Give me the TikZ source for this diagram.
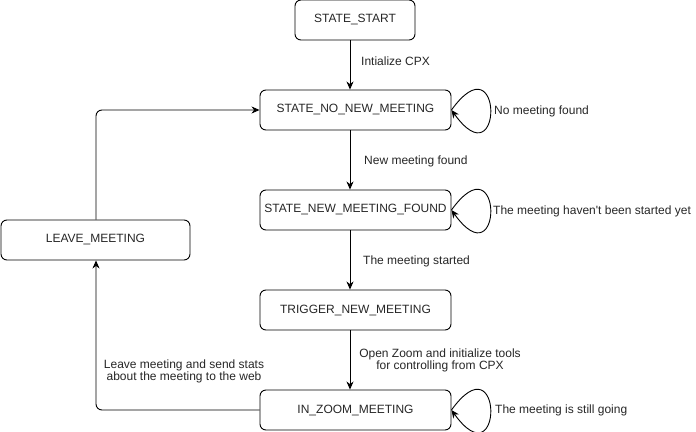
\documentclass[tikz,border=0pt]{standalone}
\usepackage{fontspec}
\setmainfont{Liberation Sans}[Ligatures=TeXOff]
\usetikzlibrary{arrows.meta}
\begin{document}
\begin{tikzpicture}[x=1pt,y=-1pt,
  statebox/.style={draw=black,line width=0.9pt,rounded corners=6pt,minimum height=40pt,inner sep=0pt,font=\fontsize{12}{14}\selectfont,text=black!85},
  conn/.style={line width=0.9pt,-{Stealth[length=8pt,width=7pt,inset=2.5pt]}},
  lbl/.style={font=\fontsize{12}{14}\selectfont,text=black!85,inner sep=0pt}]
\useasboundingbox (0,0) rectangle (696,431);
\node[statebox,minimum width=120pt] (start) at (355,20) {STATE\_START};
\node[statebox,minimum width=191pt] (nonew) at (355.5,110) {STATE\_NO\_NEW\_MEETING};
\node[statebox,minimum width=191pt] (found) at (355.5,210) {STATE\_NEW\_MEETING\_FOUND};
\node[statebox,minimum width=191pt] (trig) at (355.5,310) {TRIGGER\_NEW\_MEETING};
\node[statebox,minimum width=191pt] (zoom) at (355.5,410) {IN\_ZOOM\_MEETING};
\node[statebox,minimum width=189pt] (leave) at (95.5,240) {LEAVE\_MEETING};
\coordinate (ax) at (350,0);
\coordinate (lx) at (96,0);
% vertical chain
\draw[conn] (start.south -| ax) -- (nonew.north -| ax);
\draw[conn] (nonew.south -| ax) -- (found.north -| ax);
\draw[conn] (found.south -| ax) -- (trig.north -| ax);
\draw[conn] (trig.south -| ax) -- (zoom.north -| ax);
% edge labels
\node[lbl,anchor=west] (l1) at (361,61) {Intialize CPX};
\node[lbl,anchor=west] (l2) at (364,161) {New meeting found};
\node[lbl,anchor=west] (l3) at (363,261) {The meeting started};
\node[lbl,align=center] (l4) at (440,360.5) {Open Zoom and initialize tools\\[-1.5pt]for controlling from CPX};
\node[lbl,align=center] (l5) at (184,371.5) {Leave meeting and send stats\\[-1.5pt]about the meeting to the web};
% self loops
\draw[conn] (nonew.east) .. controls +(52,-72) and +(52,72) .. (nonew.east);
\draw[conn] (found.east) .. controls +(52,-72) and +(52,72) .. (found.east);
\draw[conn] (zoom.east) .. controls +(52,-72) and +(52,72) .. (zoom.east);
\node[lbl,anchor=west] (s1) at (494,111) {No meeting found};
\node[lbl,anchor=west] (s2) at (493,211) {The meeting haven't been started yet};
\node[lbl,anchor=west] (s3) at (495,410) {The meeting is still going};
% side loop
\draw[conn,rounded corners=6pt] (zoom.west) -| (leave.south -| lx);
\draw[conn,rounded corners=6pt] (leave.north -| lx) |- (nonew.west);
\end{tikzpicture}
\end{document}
--
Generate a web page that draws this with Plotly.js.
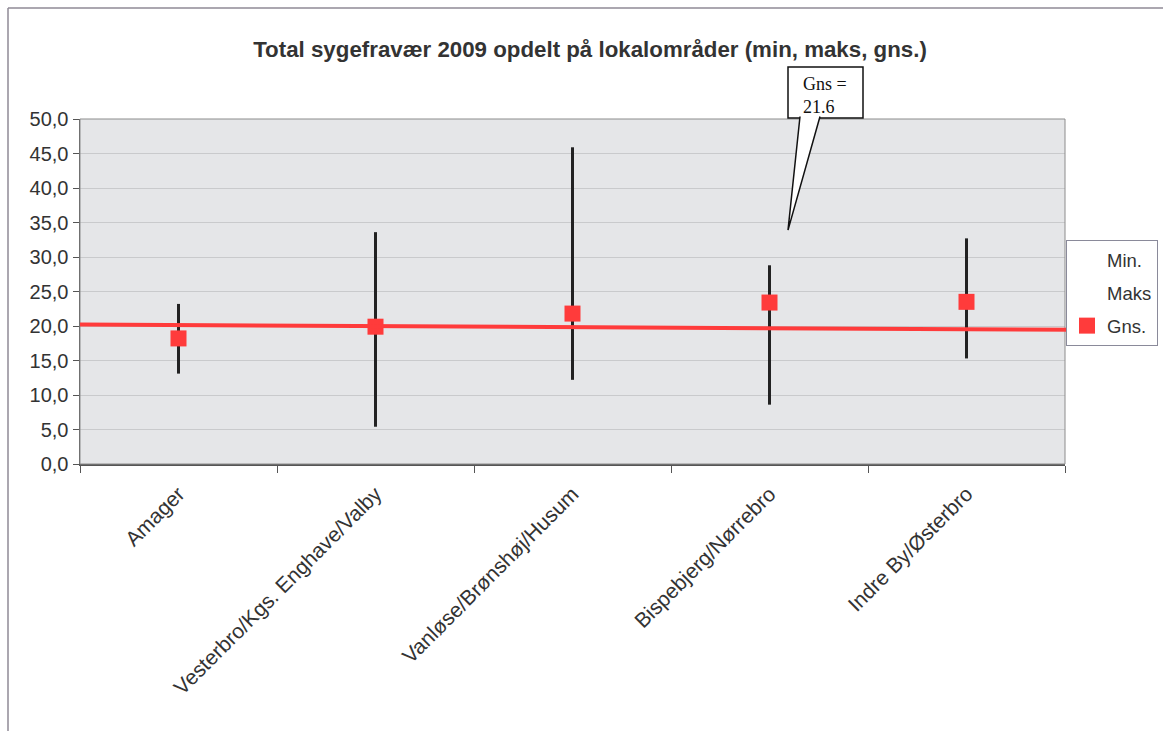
---
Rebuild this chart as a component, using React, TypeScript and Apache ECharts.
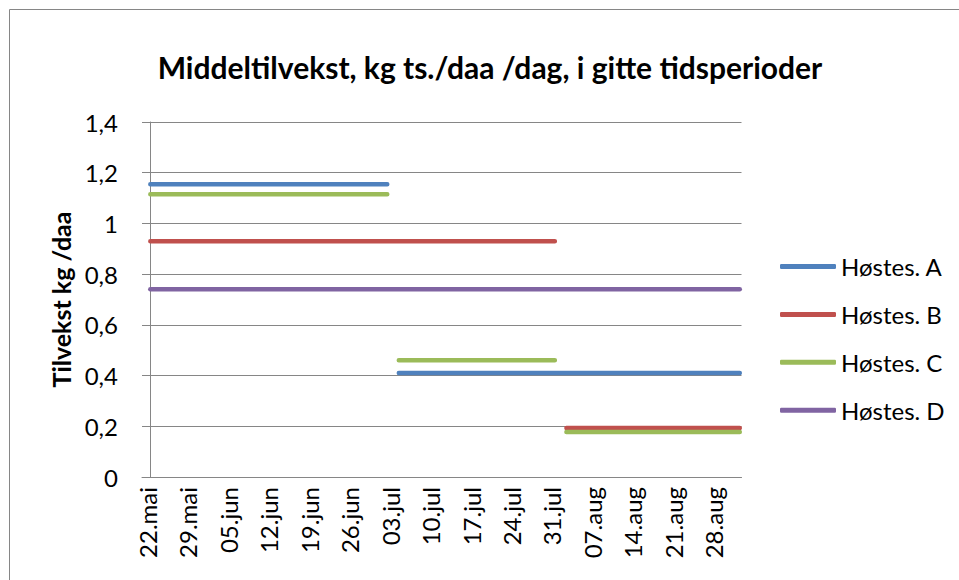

▶ [DIRECTIONS]
Copy all lines from the entries that contain the word "this".

▶ [IN RESPONSE]
Give me the TikZ source for this diagram.
Generate a web page that draws this with Plotly.js.
Rebuild this chart as a component, using React, TypeScript and Apache ECharts.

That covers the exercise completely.